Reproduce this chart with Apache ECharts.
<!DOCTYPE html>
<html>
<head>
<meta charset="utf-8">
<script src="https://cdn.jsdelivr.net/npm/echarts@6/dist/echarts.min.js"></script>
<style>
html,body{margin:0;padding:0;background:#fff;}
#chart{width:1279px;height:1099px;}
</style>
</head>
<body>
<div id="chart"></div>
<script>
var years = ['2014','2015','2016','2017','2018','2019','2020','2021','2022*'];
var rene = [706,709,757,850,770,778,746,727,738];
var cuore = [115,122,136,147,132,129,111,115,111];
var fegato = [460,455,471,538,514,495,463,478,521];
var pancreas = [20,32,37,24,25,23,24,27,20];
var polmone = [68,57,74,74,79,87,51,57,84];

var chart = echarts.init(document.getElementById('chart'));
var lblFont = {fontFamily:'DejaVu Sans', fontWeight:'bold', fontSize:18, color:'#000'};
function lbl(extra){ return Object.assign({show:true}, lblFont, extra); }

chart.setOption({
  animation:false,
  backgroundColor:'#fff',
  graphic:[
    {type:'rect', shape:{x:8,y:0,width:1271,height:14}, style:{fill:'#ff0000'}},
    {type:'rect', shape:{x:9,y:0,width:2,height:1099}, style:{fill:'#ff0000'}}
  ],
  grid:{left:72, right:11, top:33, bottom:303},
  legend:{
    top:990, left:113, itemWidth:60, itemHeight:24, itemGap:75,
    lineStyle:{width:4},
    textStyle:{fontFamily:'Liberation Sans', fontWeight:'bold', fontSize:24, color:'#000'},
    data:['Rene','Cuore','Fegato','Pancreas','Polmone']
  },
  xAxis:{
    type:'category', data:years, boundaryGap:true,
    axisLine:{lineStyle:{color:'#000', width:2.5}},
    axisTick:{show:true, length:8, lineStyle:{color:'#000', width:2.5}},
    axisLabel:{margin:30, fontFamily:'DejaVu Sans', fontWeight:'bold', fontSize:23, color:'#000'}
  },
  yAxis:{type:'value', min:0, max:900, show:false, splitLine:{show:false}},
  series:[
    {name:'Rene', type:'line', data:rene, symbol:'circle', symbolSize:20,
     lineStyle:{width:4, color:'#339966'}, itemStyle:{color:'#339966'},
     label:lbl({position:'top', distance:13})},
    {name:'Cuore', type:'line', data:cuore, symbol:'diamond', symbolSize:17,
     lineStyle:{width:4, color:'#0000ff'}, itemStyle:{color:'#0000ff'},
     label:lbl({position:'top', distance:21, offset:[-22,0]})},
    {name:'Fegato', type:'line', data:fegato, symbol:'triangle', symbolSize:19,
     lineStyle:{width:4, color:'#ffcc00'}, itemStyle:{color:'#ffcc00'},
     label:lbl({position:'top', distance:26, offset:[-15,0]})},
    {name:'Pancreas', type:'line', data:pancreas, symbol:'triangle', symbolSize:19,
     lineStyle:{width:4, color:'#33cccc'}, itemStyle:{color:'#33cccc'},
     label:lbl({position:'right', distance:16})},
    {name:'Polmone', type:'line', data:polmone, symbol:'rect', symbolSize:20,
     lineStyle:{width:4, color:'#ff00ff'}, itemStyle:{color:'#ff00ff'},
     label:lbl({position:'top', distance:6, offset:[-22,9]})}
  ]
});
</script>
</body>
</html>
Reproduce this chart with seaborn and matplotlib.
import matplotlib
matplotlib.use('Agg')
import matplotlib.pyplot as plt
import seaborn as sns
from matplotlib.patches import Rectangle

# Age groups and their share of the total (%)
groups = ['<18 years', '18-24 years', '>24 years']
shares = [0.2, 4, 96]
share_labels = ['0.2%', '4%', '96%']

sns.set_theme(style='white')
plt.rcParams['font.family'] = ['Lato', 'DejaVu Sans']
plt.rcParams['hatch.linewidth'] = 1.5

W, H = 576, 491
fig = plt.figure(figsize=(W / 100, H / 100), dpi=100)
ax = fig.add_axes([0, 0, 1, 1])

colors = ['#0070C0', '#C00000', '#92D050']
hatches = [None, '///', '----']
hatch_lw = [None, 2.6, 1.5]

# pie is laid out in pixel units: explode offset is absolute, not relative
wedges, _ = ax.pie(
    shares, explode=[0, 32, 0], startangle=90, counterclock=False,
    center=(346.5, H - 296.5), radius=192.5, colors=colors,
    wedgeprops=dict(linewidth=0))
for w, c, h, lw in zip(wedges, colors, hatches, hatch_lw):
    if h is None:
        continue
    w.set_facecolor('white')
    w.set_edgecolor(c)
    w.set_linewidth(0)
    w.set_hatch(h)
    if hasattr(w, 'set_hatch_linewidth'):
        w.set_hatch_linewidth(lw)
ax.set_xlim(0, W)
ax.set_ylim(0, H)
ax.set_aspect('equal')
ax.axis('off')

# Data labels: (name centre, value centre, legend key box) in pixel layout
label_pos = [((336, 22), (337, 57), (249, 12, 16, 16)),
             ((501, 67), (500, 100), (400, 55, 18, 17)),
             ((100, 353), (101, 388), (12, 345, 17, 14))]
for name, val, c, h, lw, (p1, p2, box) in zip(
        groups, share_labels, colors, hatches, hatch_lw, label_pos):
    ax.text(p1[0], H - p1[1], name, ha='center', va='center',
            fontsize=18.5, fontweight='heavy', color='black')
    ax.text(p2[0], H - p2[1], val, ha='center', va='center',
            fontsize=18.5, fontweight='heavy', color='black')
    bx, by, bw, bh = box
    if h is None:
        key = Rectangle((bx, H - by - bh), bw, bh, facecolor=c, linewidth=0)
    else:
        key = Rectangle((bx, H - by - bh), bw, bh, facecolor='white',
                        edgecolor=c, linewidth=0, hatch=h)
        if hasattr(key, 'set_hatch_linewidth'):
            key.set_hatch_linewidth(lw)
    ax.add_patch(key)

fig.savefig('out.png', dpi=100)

:::

* [What the exercise asks] Begin with the first line of the records and reproduce each line as is, ending with the line that holds "var polmone = [68,57,74,74,79,87,51,57,84];".

* [Full response]
Reproduce this chart with Apache ECharts.
<!DOCTYPE html>
<html>
<head>
<meta charset="utf-8">
<script src="https://cdn.jsdelivr.net/npm/echarts@6/dist/echarts.min.js"></script>
<style>
html,body{margin:0;padding:0;background:#fff;}
#chart{width:1279px;height:1099px;}
</style>
</head>
<body>
<div id="chart"></div>
<script>
var years = ['2014','2015','2016','2017','2018','2019','2020','2021','2022*'];
var rene = [706,709,757,850,770,778,746,727,738];
var cuore = [115,122,136,147,132,129,111,115,111];
var fegato = [460,455,471,538,514,495,463,478,521];
var pancreas = [20,32,37,24,25,23,24,27,20];
var polmone = [68,57,74,74,79,87,51,57,84];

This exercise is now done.